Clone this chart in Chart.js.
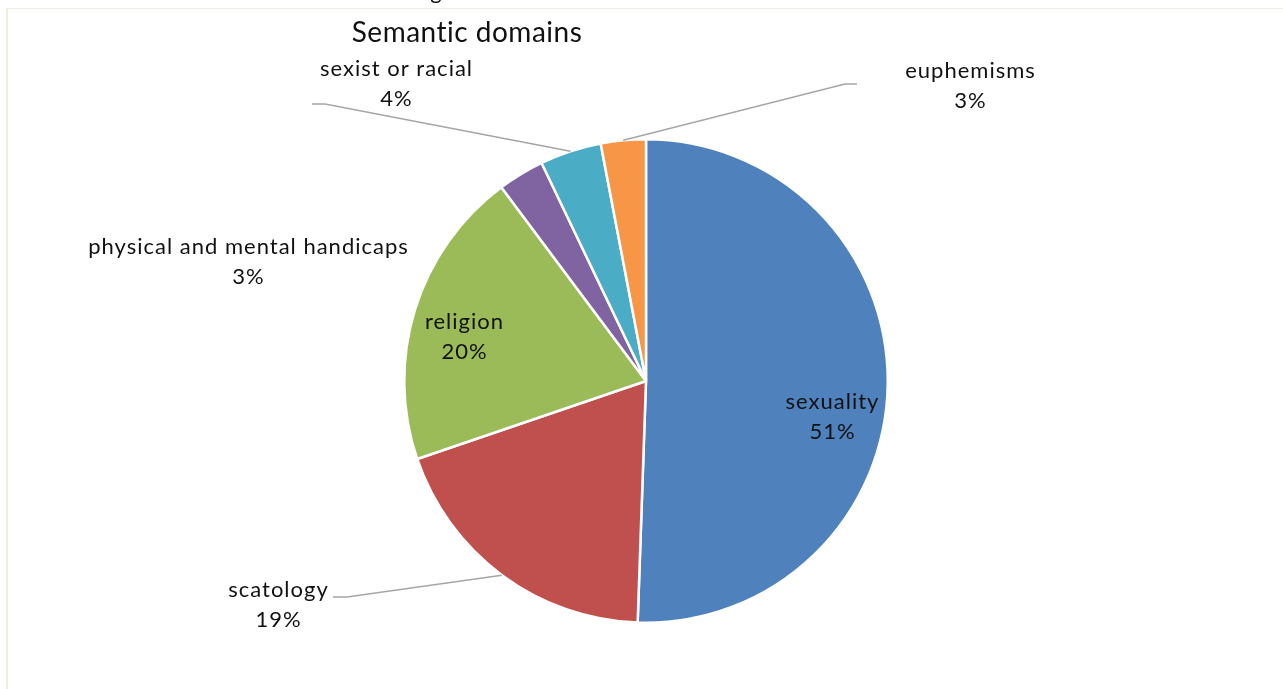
<!DOCTYPE html>
<html>
<head>
<meta charset="utf-8">
<script src="https://cdn.jsdelivr.net/npm/chart.js@4.4.0/dist/chart.umd.min.js"></script>
<style>
  html, body { margin: 0; padding: 0; background: #ffffff; }
  #wrap { position: relative; width: 1283px; height: 689px; overflow: hidden; }
  #frame { position: absolute; left: 6px; top: 8px; right: 0; bottom: 0;
           border-left: 2px solid #eeece1; border-top: 1px solid #eeece1; }
  canvas { position: absolute; left: 0; top: 0; }
</style>
</head>
<body>
<div id="wrap">
  <div id="frame"></div>
  <canvas id="c" width="1283" height="689"></canvas>
</div>
<script>
const categories = ["sexuality", "scatology", "religion", "physical and mental handicaps", "sexist or racial", "euphemisms"];
const shares = [50.5, 19.2, 20.0, 3.1, 4.1, 3.0];
const sliceColors = ["#4F81BD", "#C0504D", "#9BBB59", "#8064A2", "#4BACC6", "#F79646"];
const chartTitle = "Semantic domains";

// Label placement (pixel offsets from pie centre) – styling only
const labelLayout = [
  { dx: 186, dy: 36 },
  { dx: -368, dy: 224, line: { end: [-313, 216], elbow: [-299, 216] } },
  { dx: -182, dy: -44 },
  { dx: -398, dy: -119 },
  { dx: -250, dy: -297, line: { end: [-334, -277], elbow: [-321, -277] } },
  { dx: 324, dy: -295, line: { end: [211, -297], elbow: [199, -297] } }
];

const FONT = "Lato, 'Open Sans', sans-serif";

const labelPlugin = {
  id: 'pieLabels',
  afterDatasetsDraw(chart) {
    const ctx = chart.ctx;
    const meta = chart.getDatasetMeta(0);
    const total = shares.reduce((a, b) => a + b, 0);
    ctx.save();
    meta.data.forEach((arc, i) => {
      const p = arc.getProps(['x', 'y', 'startAngle', 'endAngle', 'outerRadius'], true);
      const L = labelLayout[i];
      const tx = p.x + L.dx, ty = p.y + L.dy;
      if (L.line) {
        const mid = (p.startAngle + p.endAngle) / 2;
        const ax = p.x + Math.cos(mid) * p.outerRadius;
        const ay = p.y + Math.sin(mid) * p.outerRadius;
        ctx.strokeStyle = '#a6a6a6';
        ctx.lineWidth = 1.5;
        ctx.beginPath();
        ctx.moveTo(ax, ay);
        ctx.lineTo(p.x + L.line.elbow[0], p.y + L.line.elbow[1]);
        ctx.lineTo(p.x + L.line.end[0], p.y + L.line.end[1]);
        ctx.stroke();
      }
      ctx.fillStyle = '#111111';
      ctx.font = '22px ' + FONT;
      ctx.letterSpacing = '1px';
      ctx.textAlign = 'center';
      ctx.textBaseline = 'middle';
      const pct = Math.round(shares[i] / total * 100) + '%';
      ctx.fillText(categories[i], tx + 0.5, ty - 15);
      ctx.fillText(pct, tx + 0.5, ty + 15);
    });
    // Title
    ctx.font = '28px ' + FONT;
    ctx.letterSpacing = '0.5px';
    ctx.fillStyle = '#111111';
    ctx.textAlign = 'center';
    ctx.textBaseline = 'alphabetic';
    ctx.fillText(chartTitle, 467, 42);
    // cut-off caption fragment at very top
    ctx.font = '22px ' + FONT;
    ctx.letterSpacing = '0px';
    ctx.fillText('g', 436, -1);
    ctx.restore();
  }
};

new Chart(document.getElementById('c'), {
  type: 'pie',
  data: {
    labels: categories,
    datasets: [{
      data: shares,
      backgroundColor: sliceColors,
      borderColor: '#ffffff',
      borderWidth: 2.5
    }]
  },
  options: {
    responsive: false,
    animation: false,
    layout: { padding: { left: 9, right: 0, top: 138, bottom: 65 } },
    plugins: {
      legend: { display: false },
      title: { display: false },
      tooltip: { enabled: false }
    }
  },
  plugins: [labelPlugin]
});
</script>
</body>
</html>
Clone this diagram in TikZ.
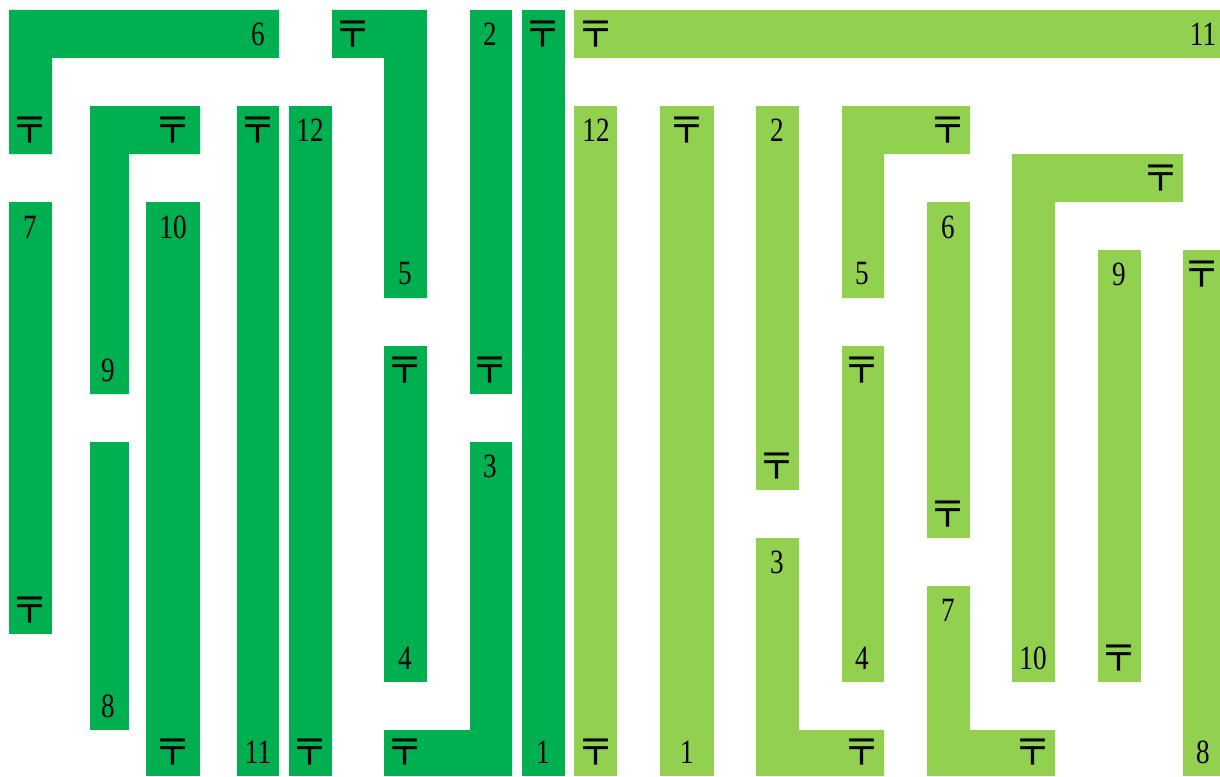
\documentclass[tikz,border=0pt]{standalone}
\usepackage{fontspec}
\setmainfont{Liberation Serif}
\newfontfamily\numfont[FakeStretch=0.8]{Liberation Serif}
\newfontfamily\jpfont{Noto Sans CJK JP}
\newcommand\yubin{\makebox[28pt][c]{〒}}
\definecolor{dk}{HTML}{00AF50}
\definecolor{lt}{HTML}{92D050}
\tikzset{
  dkbar/.style={fill=dk},
  ltbar/.style={fill=lt},
  num/.style={font=\numfont\fontsize{34}{34}\selectfont, inner sep=0pt, text=black},
  post/.style={font=\jpfont\fontsize{37}{37}\selectfont, inner sep=0pt, text=black},
}
\begin{document}
\begin{tikzpicture}[x=1pt,y=-1pt]
\useasboundingbox (0,0) rectangle (1220,776);
% ---------- dark green pieces ----------
\fill[dkbar] (9,10) -- (279,10) -- (279,58) -- (52,58) -- (52,154) -- (9,154) -- cycle;
\fill[dkbar] (9,202) rectangle (52,634);
\fill[dkbar] (90,106) -- (200,106) -- (200,154) -- (129,154) -- (129,394) -- (90,394) -- cycle;
\fill[dkbar] (90,442) rectangle (129,730);
\fill[dkbar] (146,202) rectangle (200,776);
\fill[dkbar] (237,106) rectangle (279,776);
\fill[dkbar] (289,106) rectangle (332,776);
\fill[dkbar] (332,10) -- (427,10) -- (427,298) -- (384,298) -- (384,58) -- (332,58) -- cycle;
\fill[dkbar] (384,346) rectangle (427,682);
\fill[dkbar] (470,10) rectangle (512,394);
\fill[dkbar] (470,442) -- (512,442) -- (512,776) -- (384,776) -- (384,730) -- (470,730) -- cycle;
\fill[dkbar] (522,10) rectangle (565,776);
% ---------- light green pieces ----------
\fill[ltbar] (574,10) rectangle (1220,58);
\fill[ltbar] (574,106) rectangle (617,776);
\fill[ltbar] (660,106) rectangle (714,776);
\fill[ltbar] (756,106) rectangle (799,490);
\fill[ltbar] (756,538) -- (799,538) -- (799,730) -- (884,730) -- (884,776) -- (756,776) -- cycle;
\fill[ltbar] (842,106) -- (970,106) -- (970,154) -- (884,154) -- (884,298) -- (842,298) -- cycle;
\fill[ltbar] (842,346) rectangle (884,682);
\fill[ltbar] (927,202) rectangle (970,538);
\fill[ltbar] (927,586) -- (970,586) -- (970,730) -- (1055,730) -- (1055,776) -- (927,776) -- cycle;
\fill[ltbar] (1012,154) -- (1183,154) -- (1183,202) -- (1055,202) -- (1055,682) -- (1012,682) -- cycle;
\fill[ltbar] (1098,250) rectangle (1141,682);
\fill[ltbar] (1183,250) rectangle (1220,776);
% ---------- dark labels ----------
\node[num]  (d6a) at (258,34)  {6};
\node[post] (d6b) at (30,130)  {\yubin};
\node[num]  (d7a) at (30,227)  {7};
\node[post] (d7b) at (30,610)  {\yubin};
\node[post] (d9a) at (173,130) {\yubin};
\node[num]  (d9b) at (108,370) {9};
\node[num]  (d8)  at (108,706) {8};
\node[num]  (d10a) at (173,227) {10};
\node[post] (d10b) at (173,752) {\yubin};
\node[post] (d11a) at (258,130) {\yubin};
\node[num]  (d11b) at (258,752) {11};
\node[num]  (d12a) at (310,130) {12};
\node[post] (d12b) at (310,752) {\yubin};
\node[post] (d5a) at (353,34)  {\yubin};
\node[num]  (d5b) at (405,274) {5};
\node[post] (d4a) at (405,370) {\yubin};
\node[num]  (d4b) at (405,658) {4};
\node[num]  (d2a) at (490,34)  {2};
\node[post] (d2b) at (490,370) {\yubin};
\node[num]  (d3a) at (490,466) {3};
\node[post] (d3b) at (405,752) {\yubin};
\node[post] (d1a) at (543,34)  {\yubin};
\node[num]  (d1b) at (543,752) {1};
% ---------- light labels ----------
\node[post] (l11a) at (596,34)  {\yubin};
\node[num]  (l11b) at (1203,34) {11};
\node[num]  (l12a) at (596,130) {12};
\node[post] (l12b) at (596,752) {\yubin};
\node[post] (l1a) at (687,130) {\yubin};
\node[num]  (l1b) at (687,752) {1};
\node[num]  (l2a) at (777,130) {2};
\node[post] (l2b) at (777,466) {\yubin};
\node[num]  (l3a) at (777,562) {3};
\node[post] (l3b) at (862,752) {\yubin};
\node[post] (l5a) at (948,130) {\yubin};
\node[num]  (l5b) at (862,274) {5};
\node[post] (l4a) at (862,370) {\yubin};
\node[num]  (l4b) at (862,658) {4};
\node[num]  (l6a) at (948,227) {6};
\node[post] (l6b) at (948,514) {\yubin};
\node[num]  (l7a) at (948,610) {7};
\node[post] (l7b) at (1033,752) {\yubin};
\node[post] (l10a) at (1161,178) {\yubin};
\node[num]  (l10b) at (1033,658) {10};
\node[num]  (l9a) at (1119,274) {9};
\node[post] (l9b) at (1119,658) {\yubin};
\node[post] (l8a) at (1202,274) {\yubin};
\node[num]  (l8b) at (1203,752) {8};
\end{tikzpicture}
\end{document}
********
**The problem:**
Going through the data, tally the lines containing "this" and report only the result.

**Answer:**
2